> [What the exercise asks]
Without the pictures, extract every line from the start of the material to the line containing "827, 827, 1266]", both ends included.

> [Dataset excerpt]
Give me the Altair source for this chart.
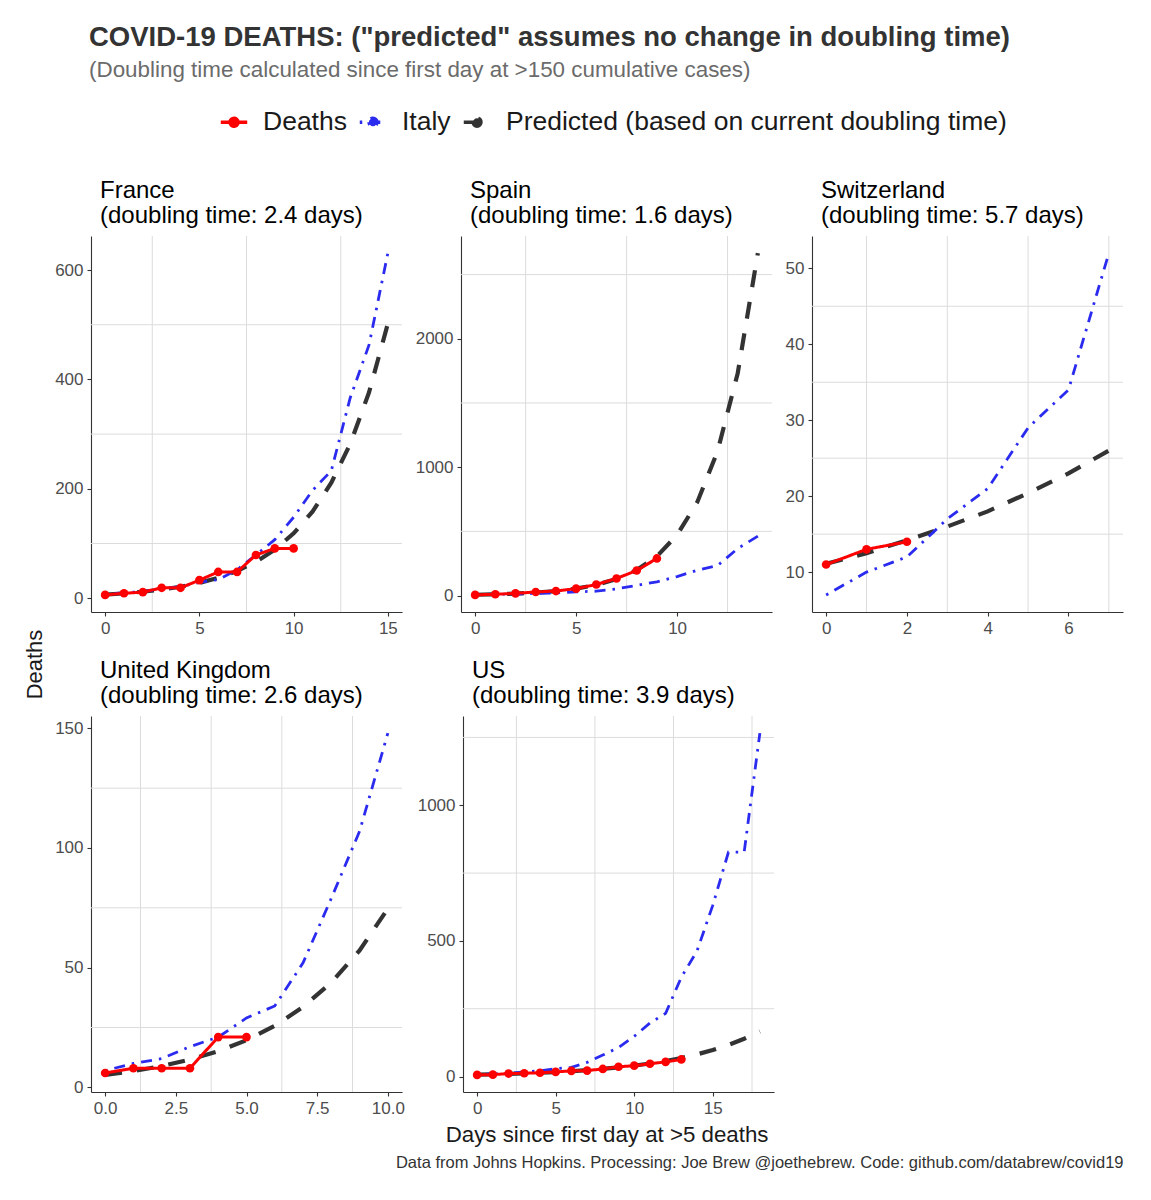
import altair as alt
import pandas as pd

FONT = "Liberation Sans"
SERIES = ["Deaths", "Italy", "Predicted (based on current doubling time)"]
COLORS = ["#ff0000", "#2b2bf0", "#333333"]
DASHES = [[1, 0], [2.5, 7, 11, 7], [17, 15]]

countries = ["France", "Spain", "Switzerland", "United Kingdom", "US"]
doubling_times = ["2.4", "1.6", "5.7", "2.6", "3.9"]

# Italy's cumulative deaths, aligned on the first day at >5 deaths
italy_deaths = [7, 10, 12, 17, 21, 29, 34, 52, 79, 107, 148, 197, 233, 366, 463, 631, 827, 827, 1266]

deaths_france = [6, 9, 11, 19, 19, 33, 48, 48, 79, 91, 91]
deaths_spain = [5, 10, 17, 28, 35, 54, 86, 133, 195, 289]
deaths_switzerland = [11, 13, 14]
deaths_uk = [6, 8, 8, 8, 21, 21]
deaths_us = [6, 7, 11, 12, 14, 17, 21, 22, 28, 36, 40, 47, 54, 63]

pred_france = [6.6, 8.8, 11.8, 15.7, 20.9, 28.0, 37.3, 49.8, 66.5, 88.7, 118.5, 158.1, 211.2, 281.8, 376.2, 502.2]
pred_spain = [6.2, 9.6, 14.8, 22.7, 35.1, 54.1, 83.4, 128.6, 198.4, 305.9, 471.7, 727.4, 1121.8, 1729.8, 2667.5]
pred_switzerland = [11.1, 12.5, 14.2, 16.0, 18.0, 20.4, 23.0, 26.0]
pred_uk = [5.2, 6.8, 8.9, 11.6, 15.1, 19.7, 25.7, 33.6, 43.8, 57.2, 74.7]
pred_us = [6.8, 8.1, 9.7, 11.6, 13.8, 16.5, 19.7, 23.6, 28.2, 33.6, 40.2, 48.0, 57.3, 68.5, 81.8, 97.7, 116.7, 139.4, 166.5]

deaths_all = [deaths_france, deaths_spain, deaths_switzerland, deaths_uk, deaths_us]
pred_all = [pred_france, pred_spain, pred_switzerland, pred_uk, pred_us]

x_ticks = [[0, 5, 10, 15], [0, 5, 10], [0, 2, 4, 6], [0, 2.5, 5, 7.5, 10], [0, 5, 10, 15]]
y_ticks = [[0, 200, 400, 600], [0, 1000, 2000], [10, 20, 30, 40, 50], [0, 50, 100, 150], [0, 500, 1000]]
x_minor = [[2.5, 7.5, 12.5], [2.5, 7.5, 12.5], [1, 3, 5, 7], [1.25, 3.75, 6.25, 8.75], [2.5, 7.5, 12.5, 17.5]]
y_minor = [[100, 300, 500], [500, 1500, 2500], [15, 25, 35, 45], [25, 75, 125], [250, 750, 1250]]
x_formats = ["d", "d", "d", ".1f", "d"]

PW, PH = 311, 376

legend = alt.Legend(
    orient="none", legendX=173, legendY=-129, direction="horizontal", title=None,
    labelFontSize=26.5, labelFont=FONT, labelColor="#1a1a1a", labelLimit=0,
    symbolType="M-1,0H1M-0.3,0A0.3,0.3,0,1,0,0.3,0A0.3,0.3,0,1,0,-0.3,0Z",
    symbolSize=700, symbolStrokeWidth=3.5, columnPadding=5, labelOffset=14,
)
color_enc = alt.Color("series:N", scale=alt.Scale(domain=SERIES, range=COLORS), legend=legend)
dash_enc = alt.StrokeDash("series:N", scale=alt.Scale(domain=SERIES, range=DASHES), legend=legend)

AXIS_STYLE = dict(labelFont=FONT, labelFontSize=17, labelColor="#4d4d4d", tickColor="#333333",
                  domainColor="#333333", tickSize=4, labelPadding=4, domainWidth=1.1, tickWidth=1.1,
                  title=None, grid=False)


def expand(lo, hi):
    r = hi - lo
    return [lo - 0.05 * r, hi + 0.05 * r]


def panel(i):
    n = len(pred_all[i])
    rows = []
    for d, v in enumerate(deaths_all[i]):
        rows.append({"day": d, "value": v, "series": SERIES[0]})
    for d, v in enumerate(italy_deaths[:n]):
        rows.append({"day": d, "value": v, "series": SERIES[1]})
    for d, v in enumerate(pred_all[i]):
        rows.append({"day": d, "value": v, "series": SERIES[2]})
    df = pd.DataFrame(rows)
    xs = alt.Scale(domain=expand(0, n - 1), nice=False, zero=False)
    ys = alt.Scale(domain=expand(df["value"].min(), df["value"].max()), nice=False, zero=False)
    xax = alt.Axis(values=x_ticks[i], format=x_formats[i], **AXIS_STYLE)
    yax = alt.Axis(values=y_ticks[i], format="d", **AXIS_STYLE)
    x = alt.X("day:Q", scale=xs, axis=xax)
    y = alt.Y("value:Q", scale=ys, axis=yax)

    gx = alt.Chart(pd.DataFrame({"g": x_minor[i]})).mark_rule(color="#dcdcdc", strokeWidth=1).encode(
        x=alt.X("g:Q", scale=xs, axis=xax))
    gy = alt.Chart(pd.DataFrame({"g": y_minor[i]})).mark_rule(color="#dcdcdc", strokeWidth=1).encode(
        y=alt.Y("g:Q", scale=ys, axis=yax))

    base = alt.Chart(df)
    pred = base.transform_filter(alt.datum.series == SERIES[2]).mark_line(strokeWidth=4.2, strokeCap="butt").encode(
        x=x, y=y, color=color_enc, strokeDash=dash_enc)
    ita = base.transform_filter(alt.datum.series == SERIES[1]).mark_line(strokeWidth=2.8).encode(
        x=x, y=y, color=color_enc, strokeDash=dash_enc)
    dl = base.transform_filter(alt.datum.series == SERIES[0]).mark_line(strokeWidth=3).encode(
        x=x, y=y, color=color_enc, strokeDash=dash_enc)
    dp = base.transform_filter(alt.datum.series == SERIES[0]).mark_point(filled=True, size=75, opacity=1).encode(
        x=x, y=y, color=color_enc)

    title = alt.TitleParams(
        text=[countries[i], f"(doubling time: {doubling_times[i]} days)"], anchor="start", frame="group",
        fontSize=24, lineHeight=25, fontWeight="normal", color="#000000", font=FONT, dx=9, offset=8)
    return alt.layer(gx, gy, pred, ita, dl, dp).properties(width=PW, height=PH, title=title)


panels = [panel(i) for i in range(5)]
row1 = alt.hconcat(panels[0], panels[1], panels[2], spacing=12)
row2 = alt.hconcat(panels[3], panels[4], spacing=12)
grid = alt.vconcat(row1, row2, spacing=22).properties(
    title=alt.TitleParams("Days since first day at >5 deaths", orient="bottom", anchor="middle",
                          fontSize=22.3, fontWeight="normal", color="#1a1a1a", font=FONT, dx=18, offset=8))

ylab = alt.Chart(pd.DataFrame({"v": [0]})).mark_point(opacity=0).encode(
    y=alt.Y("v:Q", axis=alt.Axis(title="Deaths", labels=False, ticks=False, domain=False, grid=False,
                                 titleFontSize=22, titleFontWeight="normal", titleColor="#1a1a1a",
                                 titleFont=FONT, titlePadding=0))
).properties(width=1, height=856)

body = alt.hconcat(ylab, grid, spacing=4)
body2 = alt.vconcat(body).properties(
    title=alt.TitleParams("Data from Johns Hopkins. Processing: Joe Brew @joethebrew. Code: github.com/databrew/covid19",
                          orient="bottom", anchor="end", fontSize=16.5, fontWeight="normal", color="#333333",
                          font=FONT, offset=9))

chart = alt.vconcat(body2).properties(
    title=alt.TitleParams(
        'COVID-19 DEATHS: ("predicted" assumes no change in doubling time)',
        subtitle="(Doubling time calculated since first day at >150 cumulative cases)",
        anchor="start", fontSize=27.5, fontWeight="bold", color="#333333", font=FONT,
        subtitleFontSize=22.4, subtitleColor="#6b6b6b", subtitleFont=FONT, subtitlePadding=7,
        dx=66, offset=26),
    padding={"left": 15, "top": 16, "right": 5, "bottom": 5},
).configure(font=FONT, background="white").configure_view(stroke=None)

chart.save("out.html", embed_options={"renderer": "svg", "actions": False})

> [Final result]
Give me the Altair source for this chart.
import altair as alt
import pandas as pd

FONT = "Liberation Sans"
SERIES = ["Deaths", "Italy", "Predicted (based on current doubling time)"]
COLORS = ["#ff0000", "#2b2bf0", "#333333"]
DASHES = [[1, 0], [2.5, 7, 11, 7], [17, 15]]

countries = ["France", "Spain", "Switzerland", "United Kingdom", "US"]
doubling_times = ["2.4", "1.6", "5.7", "2.6", "3.9"]

# Italy's cumulative deaths, aligned on the first day at >5 deaths
italy_deaths = [7, 10, 12, 17, 21, 29, 34, 52, 79, 107, 148, 197, 233, 366, 463, 631, 827, 827, 1266]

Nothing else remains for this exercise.